Critique | Livres

Pickpocket de Nakamura: la danse du vol

Olivier Van Vaerenbergh
Olivier Van Vaerenbergh Journaliste livres & BD

THRILLER | Le « deuxième plus vieux métier du monde » prend ici des allures de ballet et de coup de maître. Le Japon, nouvel empire du polar levant?

DE FUMINORI NAKAMURA, ÉDITIONS PHILIPPE PICQUIER, TRADUIT DU JAPONAIS PAR MYRIAM DARTOIS-AKO, 190 PAGES. ****

Il vole parce qu’il ne sait faire que cela, et parce qu’il l’a choisi. Ne dites pas qu’il ne fait rien de ses dix doigts: cet homme-là, trentenaire nippon perdu dans la foule de Tokyo, engeance et parasite aux yeux de la société, les emploie mieux que personne. Il se faufile dans la masse, observe et danse autour des plus riches, qu’un souffle de vent aura bientôt délestés de leurs portefeuilles, gonflés de yens et de cartes de strip-clubs. Telle est la vie de Nishimura, et elle serait simple, presque douce, s’il n’y avait pas eu le suicide de sa maîtresse, cet enfant quasi abandonné à qui il n’a rien d’autre à apprendre que son art, et puis ce plan foireux, qui le met bientôt à la botte d’un chef Yakusa -un vrai méchant comme on en n’avait plus lu depuis longtemps, et qui va littéralement en faire sa chose. Et bientôt le point d’orgue de cette tragédie à la fois typiquement grecque, nippone et mondiale.

Renouveau japonais

Coup de maître, donc, de Fuminori Nakamura, jeune auteur de 35 ans, et de son éditeur français: ce thriller s’avale vite, mais mélange avec brio toutes les saveurs du genre, presque du roman noir. Saveurs nipponnes d’abord: son univers évoque d’emblée Takeshi Kitano, époque Hana-Bi.

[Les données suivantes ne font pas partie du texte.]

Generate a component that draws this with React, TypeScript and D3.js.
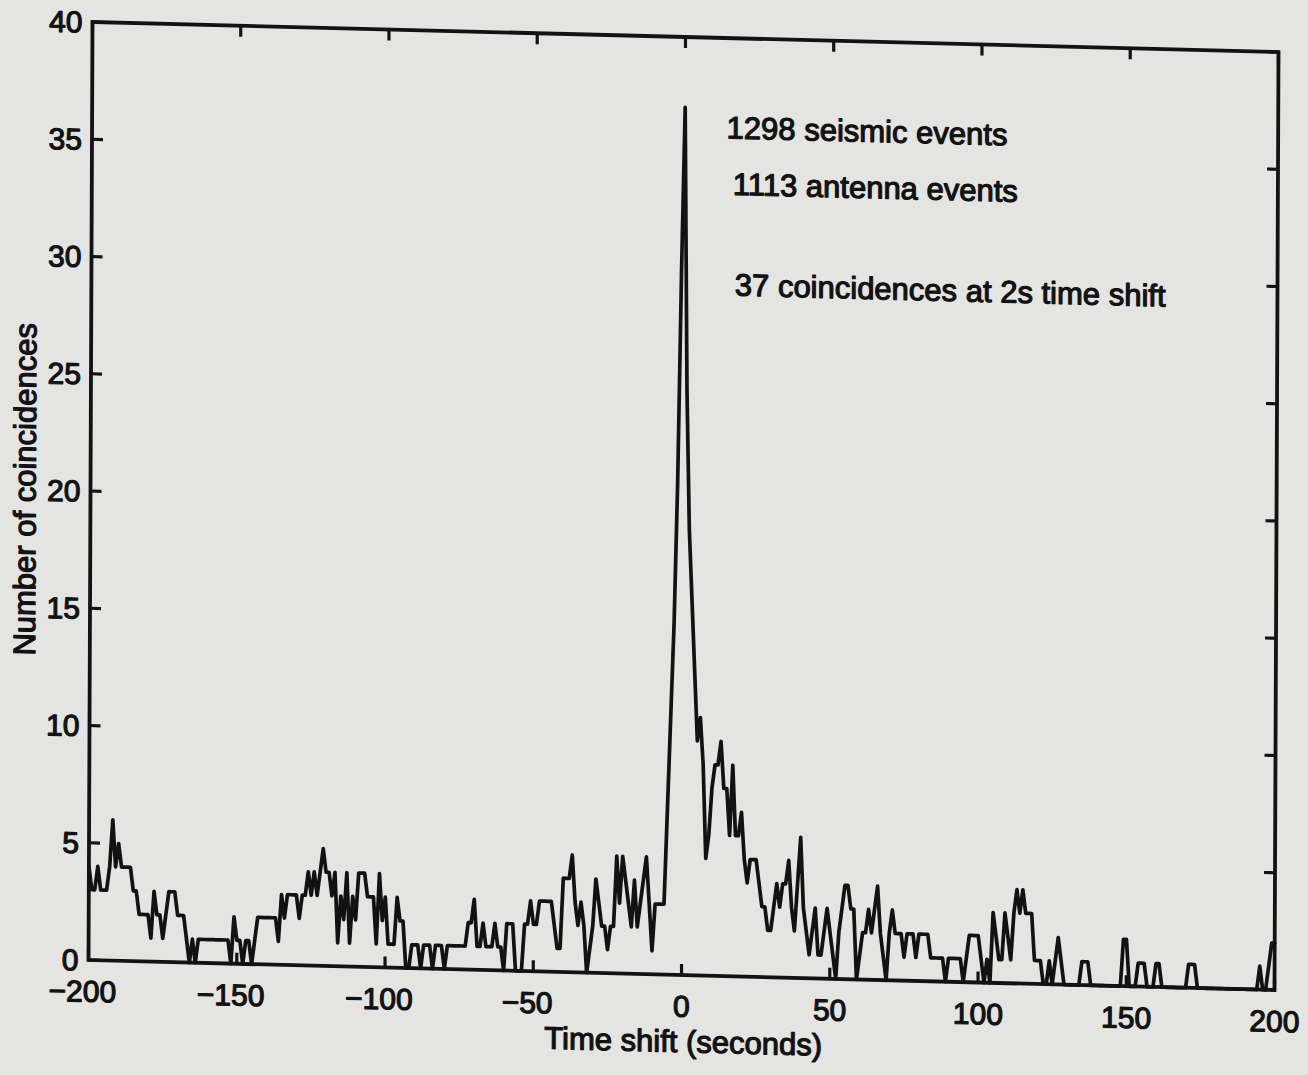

Et quelques autres maîtres du thriller japonais: des méchants réellement démoniaques, des gueules patibulaires et stoïques derrière les lunettes de soleil, des costards-cravates masquant des corps tatoués, des relations sociales excessivement codées, des femmes réduites au rôle d’objet ou de martyre et puis cette violence soudaine, souvent insoutenable, qui accompagne les mafieux locaux, avant de s’offrir un moment d’onirisme ou de poésie… Ce Pickpocket-là ne pouvait être que japonais. Mais il est aussi mondial, l’auteur nourrissant sa prose à d’autres sources: son sens du plan-séquence tendu, du dialogue et du cut évoque les polars américains; sa poésie froide et mélancolique rappelle des auteurs islandais… Le Pickpocket de Nakamura rejoint alors d’autres panthéons, où l’art des voleurs et des cambrioleurs a dépassé les frontières. Nakamura impose sa voix dans un polar nippon en pleine renaissance, susceptible à son tour d’envahir la planète: le genre est longtemps resté orphelin de Matsumoto (Tokyo Express) et Edogawa (le détective Kogoro). Des plumes comme Natsuo Kirino, Shizuko Natzuki et désormais Nakamura semblent enfin prêtes à prendre la relève. Et nous à les suivre.